The company has described 2026 as a “landmark year,” highlighting the importance of Kiaka alongside its existing Sanbrado operations. It is also targeting relatively low production costs, aiming to maintain all-in sustaining costs below 1,900 dollars per ounce, which would allow for strong margins even if gold prices fluctuate.

Burkina Faso pushes for bigger gold stake as Kiaka mine output surges and investors react

However, the government’s demand has introduced a layer of uncertainty that could affect investor confidence. Mining projects require substantial capital investment and long-term planning, and sudden changes to ownership structures can alter the risk profile for foreign companies. The trading halt reflects the sensitivity of the situation, as investors await clarity on how the proposed stake increase will be implemented and whether compensation will be required.

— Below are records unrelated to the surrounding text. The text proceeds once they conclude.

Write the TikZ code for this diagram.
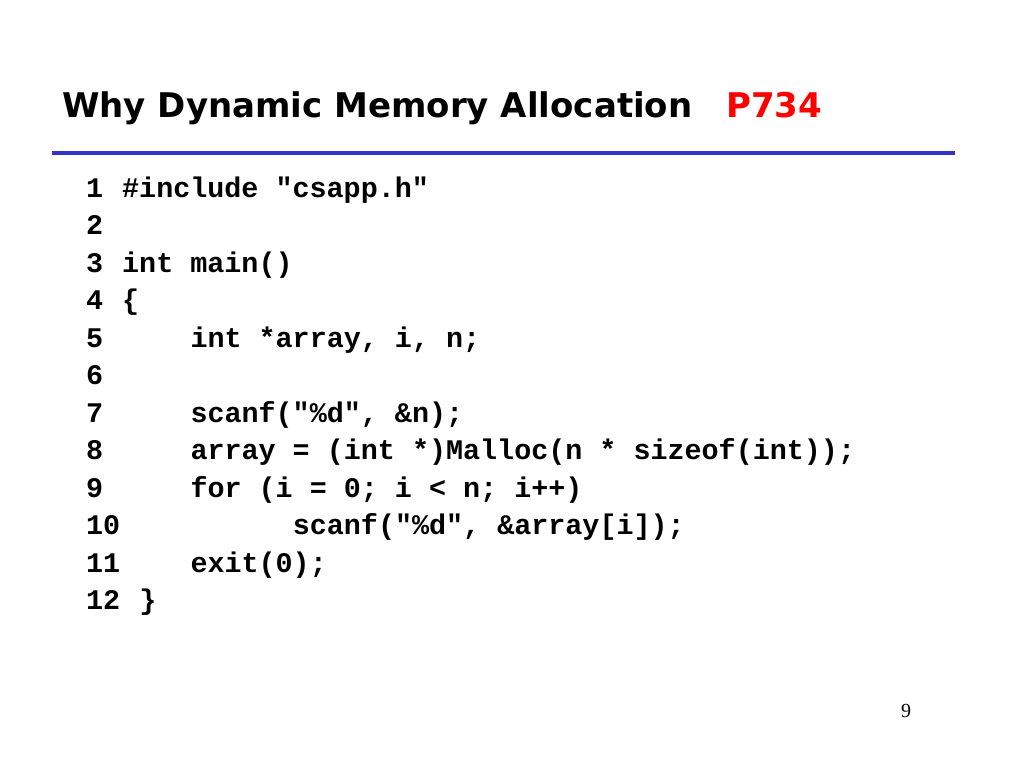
\documentclass[tikz,border=0pt]{standalone}
\usepackage{fontspec}
\newfontfamily\titlefont{DejaVu Sans}[BoldFont={DejaVu Sans Bold}]
\newfontfamily\codefont{Liberation Mono}[Ligatures=NoCommon]
\setmainfont{Liberation Serif}
\definecolor{rulecol}{RGB}{51,51,204}
\definecolor{titlered}{RGB}{255,0,0}
\begin{document}
\begin{tikzpicture}[x=1pt,y=-1pt,
  titletxt/.style={anchor=base west,inner sep=0pt,font=\titlefont\bfseries\fontsize{34}{40}\selectfont},
  code/.style={anchor=base west,inner sep=0pt,font=\codefont\bfseries\fontsize{28.4}{34}\selectfont},
  pagenum/.style={anchor=base,inner sep=0pt,font=\fontsize{20}{24}\selectfont}]
\useasboundingbox (0,0) rectangle (1024,768);
\fill[white] (0,0) rectangle (1024,768);
\node[titletxt] (title) at (62,117) {Why Dynamic Memory Allocation};
\node[titletxt,text=titlered] (page) at (726,117) {P734};
\coordinate (ruleL) at (52,153);
\coordinate (ruleR) at (955,153);
\draw[rulecol,line width=4pt] (ruleL) -- (ruleR);
% line numbers
\foreach \n [count=\i] in {1,...,12}{
  \node[code] (n\i) at (86,{197+(\i-1)*37.5}) {\n};
}
\def\cA{122}\def\cB{190.3}\def\cC{292.6}
\node[code] (l1) at (\cA,197) {\#include "csapp.h"};
\node[code] (l3) at (\cA,272) {int main()};
\node[code] (l4) at (\cA,309.5) {\{};
\node[code] (l5) at (\cB,347) {int *array, i, n;};
\node[code] (l7) at (\cB,422) {scanf("\%d", \&n);};
\node[code] (l8) at (\cB,459.5) {array = (int *)Malloc(n * sizeof(int));};
\node[code] (l9) at (\cB,497) {for (i = 0; i < n; i++)};
\node[code] (l10) at (\cC,534.5) {scanf("\%d", \&array[i]);};
\node[code] (l11) at (\cB,572) {exit(0);};
\node[code] (l12) at (139.1,609.5) {\}};
\node[pagenum] (pg) at (906,717) {9};
\end{tikzpicture}
\end{document}
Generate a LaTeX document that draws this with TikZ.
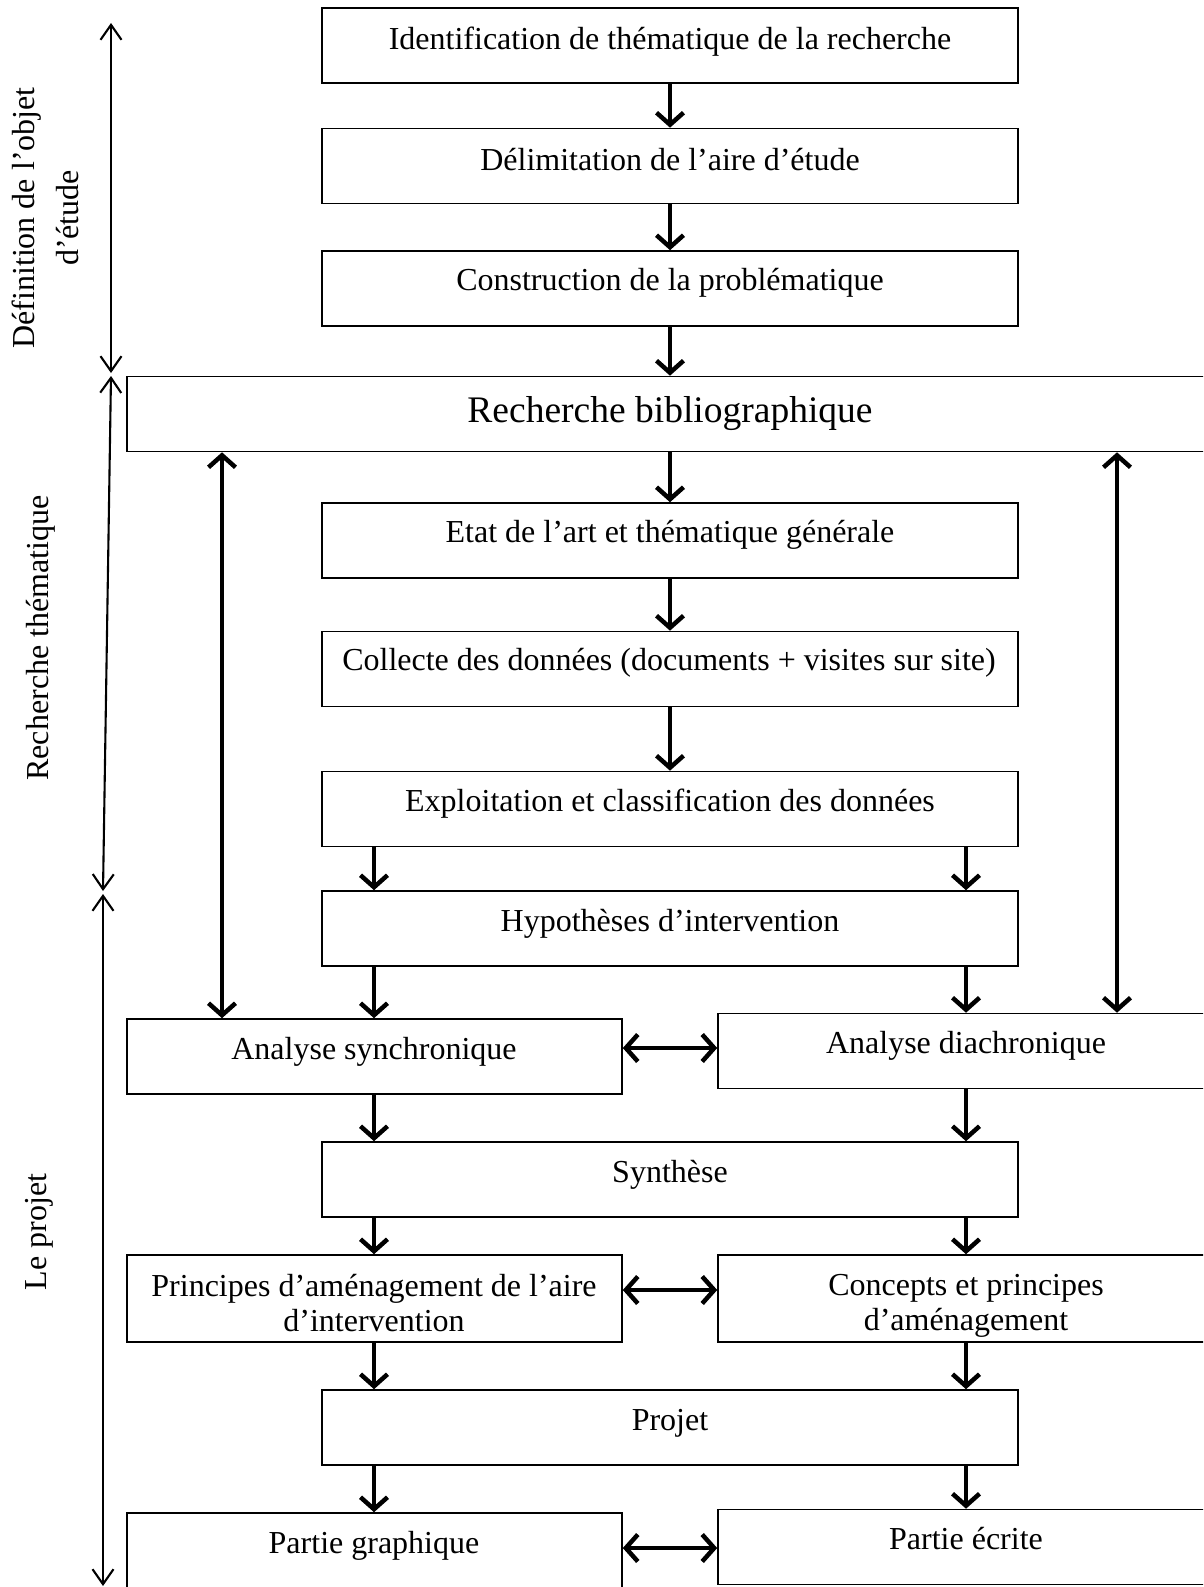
\documentclass[tikz,border=0pt]{standalone}
\usepackage{fontspec}
\setmainfont{Liberation Serif}
\usetikzlibrary{arrows.meta}
\begin{document}
\begin{tikzpicture}[x=1pt,y=-1pt,
  box/.style={draw, line width=1.6pt, minimum height=75pt, inner sep=0pt},
  cbox/.style={box, minimum width=696pt},
  lbox/.style={box, minimum width=495pt},
  rbox/.style={box, minimum width=496pt},
  txt/.style={font=\fontsize{32}{35.5}\selectfont, align=center, inner sep=0pt},
  side/.style={font=\fontsize{32}{44}\selectfont, align=center, inner sep=0pt, rotate=90},
  flow/.style={line width=4.5pt, -{Straight Barb[length=12pt,width=27pt]}},
  both/.style={line width=4.5pt, {Straight Barb[length=12pt,width=27pt]}-{Straight Barb[length=12pt,width=27pt]}},
  axis/.style={line width=2.1pt, {Straight Barb[length=15pt,width=21pt]}-{Straight Barb[length=15pt,width=21pt]}}]
\useasboundingbox (0,0) rectangle (1203,1587);
\clip (0,0) rectangle (1203,1587);
\fill[white] (0,0) rectangle (1203,1587);

% boxes
\node[cbox] (b1) at (670,45.5) {};
\node[cbox] (b2) at (670,166) {};
\node[cbox] (b3) at (670,288.5) {};
\node[box, minimum width=1086pt] (bib) at (670,414) {};
\node[cbox] (b5) at (670,540.5) {};
\node[cbox] (b6) at (670,669) {};
\node[cbox] (b7) at (670,809) {};
\node[cbox] (b8) at (670,928.5) {};
\node[lbox] (sync) at (374.5,1056.5) {};
\node[rbox] (dia) at (966,1051) {};
\node[cbox] (syn) at (670,1179.5) {};
\node[lbox, minimum height=87pt] (pri) at (374.5,1298.5) {};
\node[rbox, minimum height=87pt] (con) at (966,1298.5) {};
\node[cbox] (pro) at (670,1427.5) {};
\node[lbox] (pg) at (374.5,1550.5) {};
\node[rbox] (pe) at (966,1547) {};

% texts
\node[txt] (t1) at (670,41.5) {Identification de thématique de la recherche};
\node[txt] (t2) at (670,160) {Délimitation de l’aire d’étude};
\node[txt] (t3) at (670,283) {Construction de la problématique};
\node[txt, font=\fontsize{37.5}{40}\selectfont] (t4) at (670,414) {Recherche bibliographique};
\node[txt] (t5) at (670,535) {Etat de l’art et thématique générale};
\node[txt] (t6) at (669,663) {Collecte des données (documents + visites sur site)};
\node[txt] (t7) at (670,804) {Exploitation et classification des données};
\node[txt] (t8) at (670,924) {Hypothèses d’intervention};
\node[txt] (t9) at (374,1052) {Analyse synchronique};
\node[txt] (t10) at (966,1046) {Analyse diachronique};
\node[txt] (t11) at (670,1175) {Synthèse};
\node[txt] (t12) at (374,1303) {Principes d’aménagement de l’aire\\d’intervention};
\node[txt] (t13) at (966,1306) {Concepts et principes\\d’aménagement};
\node[txt] (t14) at (670,1423) {Projet};
\node[txt] (t15) at (374,1546) {Partie graphique};
\node[txt] (t16) at (966,1539) {Partie écrite};

% side labels
\node[side] (s1) at (45,218) {Définition de l’objet\\d’étude};
\node[side] (s2) at (41,638) {Recherche thématique};
\node[side] (s3) at (39,1232) {Le projet};

% axis
\coordinate (a0) at (111,23);
\coordinate (a1) at (111,373);
\coordinate (a2) at (111,376);
\coordinate (a3) at (103,891);
\coordinate (a4) at (103,894);
\coordinate (a5) at (103,1586);
\draw[axis] (a0) -- (a1);
\draw[axis] (a2) -- (a3);
\draw[axis] (a4) -- (a5);

% column guides
\coordinate (cl) at (374,0);
\coordinate (cr) at (966,0);
\coordinate (vl) at (222,0);
\coordinate (vr) at (1117,0);
\coordinate (h1) at (0,1048);
\coordinate (h2) at (0,1290);
\coordinate (h3) at (0,1548);

% flow arrows
\draw[flow] (b1.south) -- (b2.north);
\draw[flow] (b2.south) -- (b3.north);
\draw[flow] (b3.south) -- (bib.north);
\draw[flow] (bib.south) -- (b5.north);
\draw[flow] (b5.south) -- (b6.north);
\draw[flow] (b6.south) -- (b7.north);
\draw[flow] (b7.south -| cl) -- (b8.north -| cl);
\draw[flow] (b7.south -| cr) -- (b8.north -| cr);
\draw[flow] (b8.south -| cl) -- (sync.north -| cl);
\draw[flow] (b8.south -| cr) -- (dia.north -| cr);
\draw[flow] (sync.south -| cl) -- (syn.north -| cl);
\draw[flow] (dia.south -| cr) -- (syn.north -| cr);
\draw[flow] (syn.south -| cl) -- (pri.north -| cl);
\draw[flow] (syn.south -| cr) -- (con.north -| cr);
\draw[flow] (pri.south -| cl) -- (pro.north -| cl);
\draw[flow] (con.south -| cr) -- (pro.north -| cr);
\draw[flow] (pro.south -| cl) -- (pg.north -| cl);
\draw[flow] (pro.south -| cr) -- (pe.north -| cr);

% double arrows
\draw[both] (bib.south -| vl) -- (sync.north -| vl);
\draw[both] (bib.south -| vr) -- (dia.north -| vr);
\draw[both] (sync.east |- h1) -- (dia.west |- h1);
\draw[both] (pri.east |- h2) -- (con.west |- h2);
\draw[both] (pg.east |- h3) -- (pe.west |- h3);
\end{tikzpicture}
\end{document}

The development is part of a broader trend across several African countries, where governments are seeking to renegotiate terms with foreign investors and increase state participation in resource sectors. Similar moves have been observed in countries such as Mali and Guinea, where authorities have revised mining codes and pushed for higher equity stakes in major projects.

Supporters of Burkina Faso’s policy argue that it is a necessary step toward economic sovereignty. By increasing its stake in key assets, the government can generate more revenue to fund infrastructure, social services, and security efforts. This is particularly important in a country facing significant economic and security challenges.

Critics, however, caution that aggressive state intervention could deter investment at a time when the country needs external capital and expertise to develop its resources. Mining companies may become more cautious about committing funds if they perceive regulatory risks as too high.

The situation also highlights the delicate balance between national interests and investor confidence. While the government seeks to maximise returns from its resources, it must also ensure that the investment environment remains attractive enough to sustain long-term growth in the sector.

For West African Resources, the immediate priority is to assess the implications of the government’s request and engage in negotiations. The outcome will likely set a precedent for future dealings between the state and mining companies, not only in Burkina Faso but across the region.

As gold production continues to surge and global demand remains strong, the stakes are high for all parties involved. The government’s push for a larger share of the Kiaka project reflects a broader ambition to reshape the country’s economic model, placing greater emphasis on state ownership and control.

Whether this strategy delivers the intended benefits will depend on how effectively it is implemented and how it is received by investors. For now, the Kiaka project stands at the centre of a critical moment in Burkina Faso’s economic evolution, where policy, production, and investor sentiment are converging in a rapidly changing landscape.